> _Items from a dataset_
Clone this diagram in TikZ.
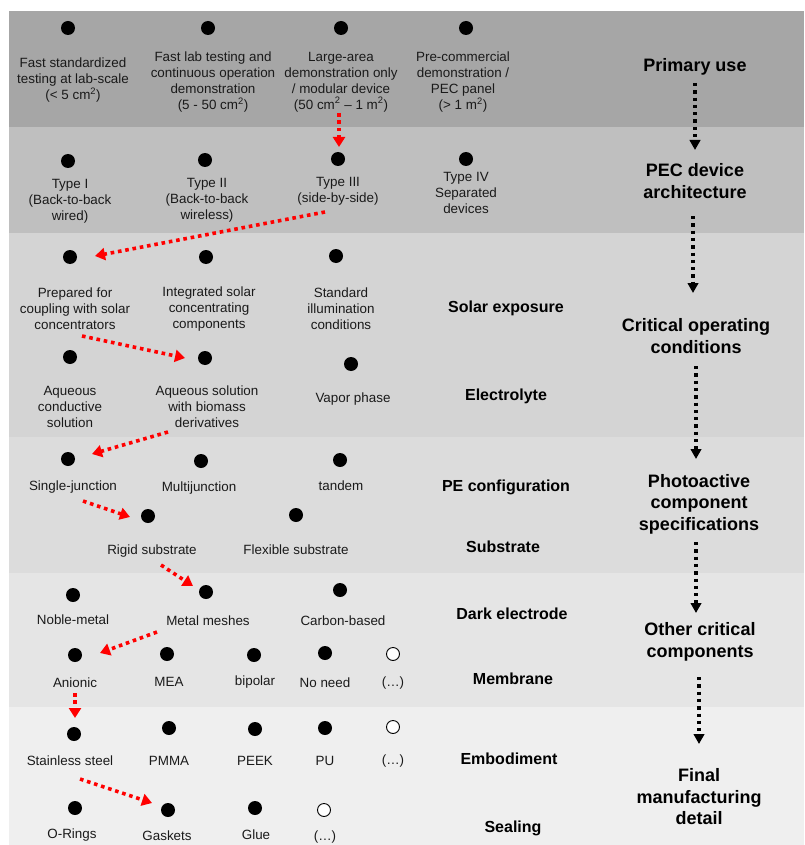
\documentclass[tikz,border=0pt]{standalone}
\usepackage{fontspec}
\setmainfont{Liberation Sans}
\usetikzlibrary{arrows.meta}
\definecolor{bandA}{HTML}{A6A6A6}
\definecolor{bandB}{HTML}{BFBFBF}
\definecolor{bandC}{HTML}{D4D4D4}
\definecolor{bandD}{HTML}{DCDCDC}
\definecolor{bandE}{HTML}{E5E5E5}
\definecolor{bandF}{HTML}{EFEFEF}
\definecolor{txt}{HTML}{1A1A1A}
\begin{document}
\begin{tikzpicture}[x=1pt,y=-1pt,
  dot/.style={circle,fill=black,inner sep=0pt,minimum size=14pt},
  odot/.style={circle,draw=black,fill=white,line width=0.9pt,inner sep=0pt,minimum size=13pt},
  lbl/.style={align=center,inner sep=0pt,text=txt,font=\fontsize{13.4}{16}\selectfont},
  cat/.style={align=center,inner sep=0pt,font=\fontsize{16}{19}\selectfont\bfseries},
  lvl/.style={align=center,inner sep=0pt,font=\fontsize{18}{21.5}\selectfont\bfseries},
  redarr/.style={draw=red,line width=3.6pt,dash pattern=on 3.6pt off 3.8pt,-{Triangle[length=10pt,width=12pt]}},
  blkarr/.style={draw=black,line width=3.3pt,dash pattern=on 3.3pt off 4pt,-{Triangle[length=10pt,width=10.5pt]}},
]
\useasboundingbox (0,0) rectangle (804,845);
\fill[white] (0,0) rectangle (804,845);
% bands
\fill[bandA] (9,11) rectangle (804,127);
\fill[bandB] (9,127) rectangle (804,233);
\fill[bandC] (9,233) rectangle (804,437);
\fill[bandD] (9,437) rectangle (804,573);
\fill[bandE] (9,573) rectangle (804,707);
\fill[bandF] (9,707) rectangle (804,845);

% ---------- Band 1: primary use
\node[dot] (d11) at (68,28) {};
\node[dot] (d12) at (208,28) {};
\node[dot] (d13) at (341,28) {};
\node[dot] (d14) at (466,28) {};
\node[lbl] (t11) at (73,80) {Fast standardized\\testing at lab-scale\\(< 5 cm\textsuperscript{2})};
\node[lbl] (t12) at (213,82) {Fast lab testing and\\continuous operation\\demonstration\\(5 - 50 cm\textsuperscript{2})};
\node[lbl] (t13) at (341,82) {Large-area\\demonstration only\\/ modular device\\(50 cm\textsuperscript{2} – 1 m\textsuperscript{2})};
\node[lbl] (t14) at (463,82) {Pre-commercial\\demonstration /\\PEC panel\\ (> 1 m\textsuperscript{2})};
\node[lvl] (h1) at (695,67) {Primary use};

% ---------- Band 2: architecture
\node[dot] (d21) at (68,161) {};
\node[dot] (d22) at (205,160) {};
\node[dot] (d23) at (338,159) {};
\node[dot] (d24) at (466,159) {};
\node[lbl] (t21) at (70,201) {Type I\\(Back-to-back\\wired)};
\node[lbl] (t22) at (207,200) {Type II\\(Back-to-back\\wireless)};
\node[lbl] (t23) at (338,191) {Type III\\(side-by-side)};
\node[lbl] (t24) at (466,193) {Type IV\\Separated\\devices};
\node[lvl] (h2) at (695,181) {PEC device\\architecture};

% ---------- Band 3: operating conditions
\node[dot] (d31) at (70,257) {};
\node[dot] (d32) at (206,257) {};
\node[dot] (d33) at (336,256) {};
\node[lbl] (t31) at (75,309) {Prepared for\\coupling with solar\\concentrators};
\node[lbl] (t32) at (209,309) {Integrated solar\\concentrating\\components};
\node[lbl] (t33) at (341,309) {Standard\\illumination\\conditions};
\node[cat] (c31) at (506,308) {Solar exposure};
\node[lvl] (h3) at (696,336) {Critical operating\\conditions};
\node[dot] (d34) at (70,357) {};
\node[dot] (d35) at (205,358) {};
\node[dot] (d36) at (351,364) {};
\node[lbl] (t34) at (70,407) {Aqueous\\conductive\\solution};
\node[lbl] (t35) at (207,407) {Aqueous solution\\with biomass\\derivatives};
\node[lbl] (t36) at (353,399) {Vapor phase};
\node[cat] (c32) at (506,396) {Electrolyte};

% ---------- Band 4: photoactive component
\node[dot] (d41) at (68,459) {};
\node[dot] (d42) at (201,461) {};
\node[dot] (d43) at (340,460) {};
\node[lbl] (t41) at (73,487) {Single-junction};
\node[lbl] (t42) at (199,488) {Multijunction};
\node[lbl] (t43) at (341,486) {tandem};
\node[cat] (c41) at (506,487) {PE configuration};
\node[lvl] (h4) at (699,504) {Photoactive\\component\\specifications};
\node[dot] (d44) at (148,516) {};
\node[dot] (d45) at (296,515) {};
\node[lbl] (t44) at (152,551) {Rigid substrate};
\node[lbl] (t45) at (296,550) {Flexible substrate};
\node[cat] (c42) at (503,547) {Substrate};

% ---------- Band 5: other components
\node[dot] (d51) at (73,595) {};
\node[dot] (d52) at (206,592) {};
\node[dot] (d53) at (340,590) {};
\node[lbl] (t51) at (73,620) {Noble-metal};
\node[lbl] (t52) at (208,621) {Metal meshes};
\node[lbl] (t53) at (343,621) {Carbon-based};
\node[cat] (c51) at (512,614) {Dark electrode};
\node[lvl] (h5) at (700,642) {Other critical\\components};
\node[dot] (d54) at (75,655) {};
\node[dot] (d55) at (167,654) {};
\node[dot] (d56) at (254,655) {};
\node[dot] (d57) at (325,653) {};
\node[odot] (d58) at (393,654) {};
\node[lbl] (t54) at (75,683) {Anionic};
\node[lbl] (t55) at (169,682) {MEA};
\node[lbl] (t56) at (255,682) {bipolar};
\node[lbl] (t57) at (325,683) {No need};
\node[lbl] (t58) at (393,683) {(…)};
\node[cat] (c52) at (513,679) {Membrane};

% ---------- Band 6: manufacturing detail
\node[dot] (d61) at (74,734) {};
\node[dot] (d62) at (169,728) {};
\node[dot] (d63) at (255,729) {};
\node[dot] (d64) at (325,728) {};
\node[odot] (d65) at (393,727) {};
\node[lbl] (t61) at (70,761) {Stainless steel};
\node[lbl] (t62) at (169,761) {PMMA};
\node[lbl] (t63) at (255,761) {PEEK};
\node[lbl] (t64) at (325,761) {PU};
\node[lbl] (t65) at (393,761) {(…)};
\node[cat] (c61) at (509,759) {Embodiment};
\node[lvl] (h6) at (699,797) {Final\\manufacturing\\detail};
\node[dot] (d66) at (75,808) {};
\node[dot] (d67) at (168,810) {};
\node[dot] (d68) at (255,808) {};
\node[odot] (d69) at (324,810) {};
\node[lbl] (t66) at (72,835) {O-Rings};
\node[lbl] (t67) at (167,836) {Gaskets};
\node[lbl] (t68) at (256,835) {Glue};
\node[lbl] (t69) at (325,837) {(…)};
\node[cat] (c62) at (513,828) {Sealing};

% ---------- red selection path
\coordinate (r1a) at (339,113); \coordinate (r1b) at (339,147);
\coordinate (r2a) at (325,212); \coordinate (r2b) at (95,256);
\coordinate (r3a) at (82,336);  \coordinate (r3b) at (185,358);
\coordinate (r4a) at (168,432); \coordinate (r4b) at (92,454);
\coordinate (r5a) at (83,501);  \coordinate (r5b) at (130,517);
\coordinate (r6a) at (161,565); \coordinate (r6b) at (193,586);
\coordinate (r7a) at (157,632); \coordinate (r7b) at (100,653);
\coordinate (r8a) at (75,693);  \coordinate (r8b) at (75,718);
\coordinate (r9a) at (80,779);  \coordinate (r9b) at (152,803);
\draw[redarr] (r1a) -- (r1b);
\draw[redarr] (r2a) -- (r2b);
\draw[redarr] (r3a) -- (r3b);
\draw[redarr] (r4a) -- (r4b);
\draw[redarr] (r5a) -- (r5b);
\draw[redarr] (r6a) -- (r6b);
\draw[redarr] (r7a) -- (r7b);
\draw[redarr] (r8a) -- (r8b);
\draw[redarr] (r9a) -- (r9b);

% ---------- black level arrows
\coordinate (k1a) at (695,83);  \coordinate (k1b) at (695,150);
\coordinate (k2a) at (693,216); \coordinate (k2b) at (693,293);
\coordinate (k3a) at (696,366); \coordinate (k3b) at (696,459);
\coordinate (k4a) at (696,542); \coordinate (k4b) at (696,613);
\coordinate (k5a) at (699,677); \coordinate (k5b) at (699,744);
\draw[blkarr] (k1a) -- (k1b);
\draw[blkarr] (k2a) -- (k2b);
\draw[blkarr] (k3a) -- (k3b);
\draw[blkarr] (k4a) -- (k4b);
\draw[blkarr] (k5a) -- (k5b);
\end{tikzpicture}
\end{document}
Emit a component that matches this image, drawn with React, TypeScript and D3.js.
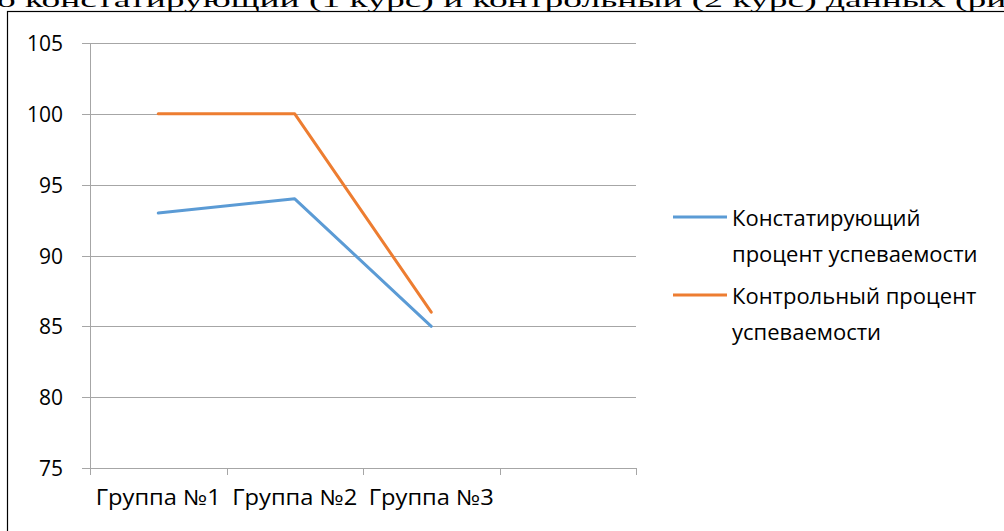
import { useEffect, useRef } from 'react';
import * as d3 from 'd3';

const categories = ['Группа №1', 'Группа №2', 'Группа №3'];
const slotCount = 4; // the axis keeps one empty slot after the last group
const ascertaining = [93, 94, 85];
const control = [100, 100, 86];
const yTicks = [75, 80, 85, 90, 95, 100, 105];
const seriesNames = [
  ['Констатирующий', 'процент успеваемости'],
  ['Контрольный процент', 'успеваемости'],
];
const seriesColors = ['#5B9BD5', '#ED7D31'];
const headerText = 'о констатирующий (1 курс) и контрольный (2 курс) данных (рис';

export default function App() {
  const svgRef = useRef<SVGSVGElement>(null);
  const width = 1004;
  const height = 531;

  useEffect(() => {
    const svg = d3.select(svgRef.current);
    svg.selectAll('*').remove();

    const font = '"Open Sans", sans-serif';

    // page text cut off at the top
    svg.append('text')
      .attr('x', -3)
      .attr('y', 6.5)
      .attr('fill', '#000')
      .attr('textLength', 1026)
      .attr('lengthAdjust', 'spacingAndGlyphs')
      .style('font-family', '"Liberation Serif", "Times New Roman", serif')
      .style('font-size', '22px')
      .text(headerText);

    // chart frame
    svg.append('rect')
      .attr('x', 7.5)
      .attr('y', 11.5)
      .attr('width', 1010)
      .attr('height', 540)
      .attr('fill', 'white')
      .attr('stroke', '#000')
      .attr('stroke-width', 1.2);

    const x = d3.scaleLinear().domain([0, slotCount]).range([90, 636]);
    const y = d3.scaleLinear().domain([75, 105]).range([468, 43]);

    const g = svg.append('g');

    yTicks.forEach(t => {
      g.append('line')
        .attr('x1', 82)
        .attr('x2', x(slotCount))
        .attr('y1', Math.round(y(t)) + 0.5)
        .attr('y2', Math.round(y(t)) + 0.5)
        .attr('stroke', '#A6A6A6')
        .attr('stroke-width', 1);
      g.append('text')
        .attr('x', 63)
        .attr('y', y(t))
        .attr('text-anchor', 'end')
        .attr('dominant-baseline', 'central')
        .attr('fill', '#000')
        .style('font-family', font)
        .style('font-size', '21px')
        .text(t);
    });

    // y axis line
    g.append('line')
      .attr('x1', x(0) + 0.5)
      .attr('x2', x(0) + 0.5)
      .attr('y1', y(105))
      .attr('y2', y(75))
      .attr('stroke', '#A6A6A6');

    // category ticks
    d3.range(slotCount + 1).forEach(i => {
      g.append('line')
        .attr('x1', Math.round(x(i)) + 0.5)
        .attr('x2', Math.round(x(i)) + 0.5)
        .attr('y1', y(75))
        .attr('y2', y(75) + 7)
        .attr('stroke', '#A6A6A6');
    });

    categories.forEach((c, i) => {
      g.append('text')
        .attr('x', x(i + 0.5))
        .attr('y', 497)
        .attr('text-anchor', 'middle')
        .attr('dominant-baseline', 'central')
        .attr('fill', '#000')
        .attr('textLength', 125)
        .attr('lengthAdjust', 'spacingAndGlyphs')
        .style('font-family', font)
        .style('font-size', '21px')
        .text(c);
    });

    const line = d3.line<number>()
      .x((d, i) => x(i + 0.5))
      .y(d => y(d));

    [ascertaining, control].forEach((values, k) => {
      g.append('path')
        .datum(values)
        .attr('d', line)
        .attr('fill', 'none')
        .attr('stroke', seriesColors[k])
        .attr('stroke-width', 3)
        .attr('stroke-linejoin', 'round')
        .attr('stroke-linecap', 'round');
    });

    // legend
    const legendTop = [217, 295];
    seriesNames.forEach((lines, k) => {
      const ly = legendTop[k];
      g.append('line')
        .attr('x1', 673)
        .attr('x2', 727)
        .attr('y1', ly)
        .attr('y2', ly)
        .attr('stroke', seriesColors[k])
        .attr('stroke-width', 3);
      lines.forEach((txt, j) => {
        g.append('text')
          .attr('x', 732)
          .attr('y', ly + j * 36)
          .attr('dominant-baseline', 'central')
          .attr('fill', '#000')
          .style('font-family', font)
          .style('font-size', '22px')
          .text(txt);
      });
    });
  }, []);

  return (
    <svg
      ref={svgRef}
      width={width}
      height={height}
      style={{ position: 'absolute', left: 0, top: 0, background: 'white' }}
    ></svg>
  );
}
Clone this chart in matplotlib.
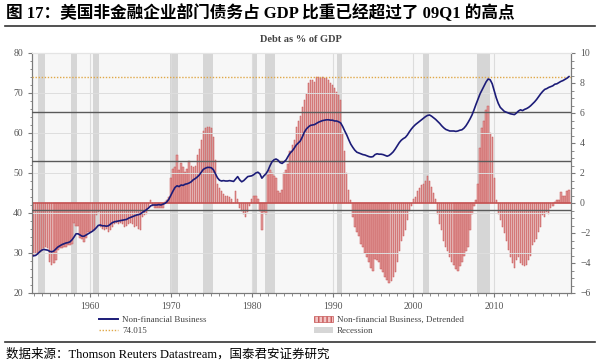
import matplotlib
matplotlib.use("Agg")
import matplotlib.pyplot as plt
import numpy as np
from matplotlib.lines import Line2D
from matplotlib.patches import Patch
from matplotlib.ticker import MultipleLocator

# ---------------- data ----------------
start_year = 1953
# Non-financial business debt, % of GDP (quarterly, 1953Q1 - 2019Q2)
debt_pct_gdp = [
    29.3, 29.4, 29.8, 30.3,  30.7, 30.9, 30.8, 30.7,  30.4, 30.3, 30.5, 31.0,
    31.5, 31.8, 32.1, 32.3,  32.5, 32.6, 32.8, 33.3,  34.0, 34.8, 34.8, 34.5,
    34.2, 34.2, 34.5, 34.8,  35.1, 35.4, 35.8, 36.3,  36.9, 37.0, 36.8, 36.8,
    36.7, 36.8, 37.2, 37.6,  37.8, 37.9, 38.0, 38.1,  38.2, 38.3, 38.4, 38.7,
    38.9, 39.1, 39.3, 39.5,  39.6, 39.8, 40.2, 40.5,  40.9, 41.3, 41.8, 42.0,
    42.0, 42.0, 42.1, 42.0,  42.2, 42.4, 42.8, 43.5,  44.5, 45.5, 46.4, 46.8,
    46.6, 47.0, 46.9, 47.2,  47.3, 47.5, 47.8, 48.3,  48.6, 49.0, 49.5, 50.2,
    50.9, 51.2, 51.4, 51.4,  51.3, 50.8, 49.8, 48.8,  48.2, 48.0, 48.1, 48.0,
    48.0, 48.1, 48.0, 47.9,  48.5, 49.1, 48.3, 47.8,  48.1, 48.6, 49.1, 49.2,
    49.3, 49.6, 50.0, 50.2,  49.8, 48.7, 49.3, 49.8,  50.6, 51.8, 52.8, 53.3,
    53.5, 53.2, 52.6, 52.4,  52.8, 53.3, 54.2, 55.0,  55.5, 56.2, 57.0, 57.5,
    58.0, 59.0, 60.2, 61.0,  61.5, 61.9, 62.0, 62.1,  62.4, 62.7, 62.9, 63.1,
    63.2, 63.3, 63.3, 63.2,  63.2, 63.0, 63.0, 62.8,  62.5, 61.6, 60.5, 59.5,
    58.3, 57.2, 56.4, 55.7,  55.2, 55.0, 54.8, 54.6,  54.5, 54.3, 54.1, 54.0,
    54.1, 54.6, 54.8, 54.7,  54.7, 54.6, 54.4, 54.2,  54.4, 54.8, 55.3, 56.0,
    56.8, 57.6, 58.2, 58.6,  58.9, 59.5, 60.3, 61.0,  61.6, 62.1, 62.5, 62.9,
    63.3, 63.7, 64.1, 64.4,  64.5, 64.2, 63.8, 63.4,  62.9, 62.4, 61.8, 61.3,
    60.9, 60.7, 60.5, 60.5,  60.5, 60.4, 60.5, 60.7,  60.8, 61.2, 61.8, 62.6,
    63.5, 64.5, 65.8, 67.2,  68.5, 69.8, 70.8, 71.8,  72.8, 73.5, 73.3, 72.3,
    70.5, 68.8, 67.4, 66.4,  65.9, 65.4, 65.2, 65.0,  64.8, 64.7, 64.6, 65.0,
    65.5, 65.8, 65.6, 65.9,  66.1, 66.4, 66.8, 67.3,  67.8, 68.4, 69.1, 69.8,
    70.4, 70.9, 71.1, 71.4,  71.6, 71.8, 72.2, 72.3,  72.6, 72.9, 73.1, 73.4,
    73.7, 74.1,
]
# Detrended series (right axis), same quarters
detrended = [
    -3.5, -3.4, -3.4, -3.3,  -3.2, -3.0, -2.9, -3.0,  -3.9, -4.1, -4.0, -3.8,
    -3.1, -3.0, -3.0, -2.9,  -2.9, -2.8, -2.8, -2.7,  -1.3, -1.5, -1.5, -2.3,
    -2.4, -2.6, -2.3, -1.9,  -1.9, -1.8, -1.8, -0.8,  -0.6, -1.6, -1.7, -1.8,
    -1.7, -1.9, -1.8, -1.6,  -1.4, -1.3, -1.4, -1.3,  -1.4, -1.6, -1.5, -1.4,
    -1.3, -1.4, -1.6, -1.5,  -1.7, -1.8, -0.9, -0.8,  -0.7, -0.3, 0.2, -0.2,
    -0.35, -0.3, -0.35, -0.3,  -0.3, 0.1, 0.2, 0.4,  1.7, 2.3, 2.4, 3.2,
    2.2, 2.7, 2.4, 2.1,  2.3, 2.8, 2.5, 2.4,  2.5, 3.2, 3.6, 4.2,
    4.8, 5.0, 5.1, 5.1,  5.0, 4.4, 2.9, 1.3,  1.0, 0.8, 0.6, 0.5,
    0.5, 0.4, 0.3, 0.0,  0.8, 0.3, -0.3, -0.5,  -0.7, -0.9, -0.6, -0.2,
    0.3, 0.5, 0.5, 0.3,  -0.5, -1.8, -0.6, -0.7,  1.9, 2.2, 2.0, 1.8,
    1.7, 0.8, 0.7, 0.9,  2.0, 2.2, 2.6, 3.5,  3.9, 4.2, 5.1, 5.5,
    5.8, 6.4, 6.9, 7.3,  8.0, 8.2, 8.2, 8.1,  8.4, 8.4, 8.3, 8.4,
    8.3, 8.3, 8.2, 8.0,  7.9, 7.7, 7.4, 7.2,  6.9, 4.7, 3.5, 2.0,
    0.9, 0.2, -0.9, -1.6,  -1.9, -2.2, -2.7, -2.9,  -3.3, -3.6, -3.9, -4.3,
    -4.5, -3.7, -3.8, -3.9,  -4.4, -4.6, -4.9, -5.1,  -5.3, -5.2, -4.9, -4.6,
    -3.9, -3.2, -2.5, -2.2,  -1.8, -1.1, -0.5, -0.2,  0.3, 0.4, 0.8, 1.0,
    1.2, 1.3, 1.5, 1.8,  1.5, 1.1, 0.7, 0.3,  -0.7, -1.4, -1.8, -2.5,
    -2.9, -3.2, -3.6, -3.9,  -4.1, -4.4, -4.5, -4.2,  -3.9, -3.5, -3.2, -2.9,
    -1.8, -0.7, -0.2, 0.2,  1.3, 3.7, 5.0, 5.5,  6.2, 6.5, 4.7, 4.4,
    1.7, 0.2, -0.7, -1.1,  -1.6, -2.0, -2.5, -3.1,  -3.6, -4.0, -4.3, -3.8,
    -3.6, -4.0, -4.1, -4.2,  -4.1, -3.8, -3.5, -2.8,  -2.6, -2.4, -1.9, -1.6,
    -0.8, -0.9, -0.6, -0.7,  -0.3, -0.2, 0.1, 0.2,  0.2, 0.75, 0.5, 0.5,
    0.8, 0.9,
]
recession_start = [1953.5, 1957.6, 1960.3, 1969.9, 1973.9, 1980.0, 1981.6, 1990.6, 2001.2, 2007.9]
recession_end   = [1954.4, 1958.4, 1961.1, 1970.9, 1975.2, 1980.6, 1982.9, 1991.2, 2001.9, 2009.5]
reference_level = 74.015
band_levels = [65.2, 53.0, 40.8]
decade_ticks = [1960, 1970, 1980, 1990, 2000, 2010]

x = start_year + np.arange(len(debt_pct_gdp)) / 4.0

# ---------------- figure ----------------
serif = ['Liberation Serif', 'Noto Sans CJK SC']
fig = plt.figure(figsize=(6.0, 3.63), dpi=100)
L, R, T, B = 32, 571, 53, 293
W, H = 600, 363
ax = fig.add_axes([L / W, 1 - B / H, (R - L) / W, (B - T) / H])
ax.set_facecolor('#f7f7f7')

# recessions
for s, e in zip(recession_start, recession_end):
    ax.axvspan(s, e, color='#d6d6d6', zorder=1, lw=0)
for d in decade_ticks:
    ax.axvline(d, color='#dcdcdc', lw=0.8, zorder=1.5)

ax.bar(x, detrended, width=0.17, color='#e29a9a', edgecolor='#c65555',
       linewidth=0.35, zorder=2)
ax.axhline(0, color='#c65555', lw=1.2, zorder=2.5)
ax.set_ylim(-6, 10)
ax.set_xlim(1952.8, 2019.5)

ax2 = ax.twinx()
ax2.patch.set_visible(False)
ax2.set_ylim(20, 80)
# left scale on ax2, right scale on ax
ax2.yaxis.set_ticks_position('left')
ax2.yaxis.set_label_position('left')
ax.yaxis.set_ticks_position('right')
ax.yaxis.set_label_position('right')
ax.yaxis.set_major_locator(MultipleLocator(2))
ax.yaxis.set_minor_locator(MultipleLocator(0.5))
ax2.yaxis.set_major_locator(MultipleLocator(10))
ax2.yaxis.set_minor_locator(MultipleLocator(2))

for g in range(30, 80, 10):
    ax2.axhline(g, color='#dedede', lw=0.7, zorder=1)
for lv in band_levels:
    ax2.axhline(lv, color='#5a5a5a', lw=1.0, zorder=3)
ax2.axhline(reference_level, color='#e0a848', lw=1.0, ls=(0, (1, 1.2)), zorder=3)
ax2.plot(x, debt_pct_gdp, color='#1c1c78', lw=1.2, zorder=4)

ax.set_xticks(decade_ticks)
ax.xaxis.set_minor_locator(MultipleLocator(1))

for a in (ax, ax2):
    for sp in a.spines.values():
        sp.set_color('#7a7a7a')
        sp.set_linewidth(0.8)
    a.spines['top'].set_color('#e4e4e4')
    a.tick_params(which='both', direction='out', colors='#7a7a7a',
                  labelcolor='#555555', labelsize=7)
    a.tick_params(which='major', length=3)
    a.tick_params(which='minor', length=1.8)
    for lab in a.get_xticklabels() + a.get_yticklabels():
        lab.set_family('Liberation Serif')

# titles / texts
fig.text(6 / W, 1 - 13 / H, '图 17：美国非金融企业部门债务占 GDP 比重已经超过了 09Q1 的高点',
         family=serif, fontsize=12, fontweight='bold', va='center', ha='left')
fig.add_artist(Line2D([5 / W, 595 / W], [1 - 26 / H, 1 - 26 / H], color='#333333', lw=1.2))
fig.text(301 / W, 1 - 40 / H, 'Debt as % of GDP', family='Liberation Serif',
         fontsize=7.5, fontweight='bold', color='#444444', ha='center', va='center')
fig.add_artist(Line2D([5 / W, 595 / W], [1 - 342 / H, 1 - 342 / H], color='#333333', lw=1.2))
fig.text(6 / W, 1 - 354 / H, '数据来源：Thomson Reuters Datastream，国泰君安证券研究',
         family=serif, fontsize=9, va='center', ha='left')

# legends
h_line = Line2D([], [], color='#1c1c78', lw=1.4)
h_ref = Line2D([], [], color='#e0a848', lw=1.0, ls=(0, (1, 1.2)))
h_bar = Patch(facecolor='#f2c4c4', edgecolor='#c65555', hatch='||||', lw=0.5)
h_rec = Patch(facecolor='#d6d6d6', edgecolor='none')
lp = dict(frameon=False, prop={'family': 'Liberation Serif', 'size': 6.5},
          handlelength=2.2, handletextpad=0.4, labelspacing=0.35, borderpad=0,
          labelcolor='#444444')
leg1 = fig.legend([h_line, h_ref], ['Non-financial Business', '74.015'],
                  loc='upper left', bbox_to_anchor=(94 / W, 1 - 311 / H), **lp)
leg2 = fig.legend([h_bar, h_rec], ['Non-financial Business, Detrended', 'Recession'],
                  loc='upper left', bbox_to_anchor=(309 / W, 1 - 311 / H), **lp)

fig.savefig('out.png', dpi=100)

> _Task details_
Exactly as they stand, quote the lines beginning with the one that contains "Clone this chart in matplotlib." and ending with the one that contains "from matplotlib.ticker import MultipleLocator", with no pictures.

> _Answer to this task_
Clone this chart in matplotlib.
import matplotlib
matplotlib.use("Agg")
import matplotlib.pyplot as plt
import numpy as np
from matplotlib.lines import Line2D
from matplotlib.patches import Patch
from matplotlib.ticker import MultipleLocator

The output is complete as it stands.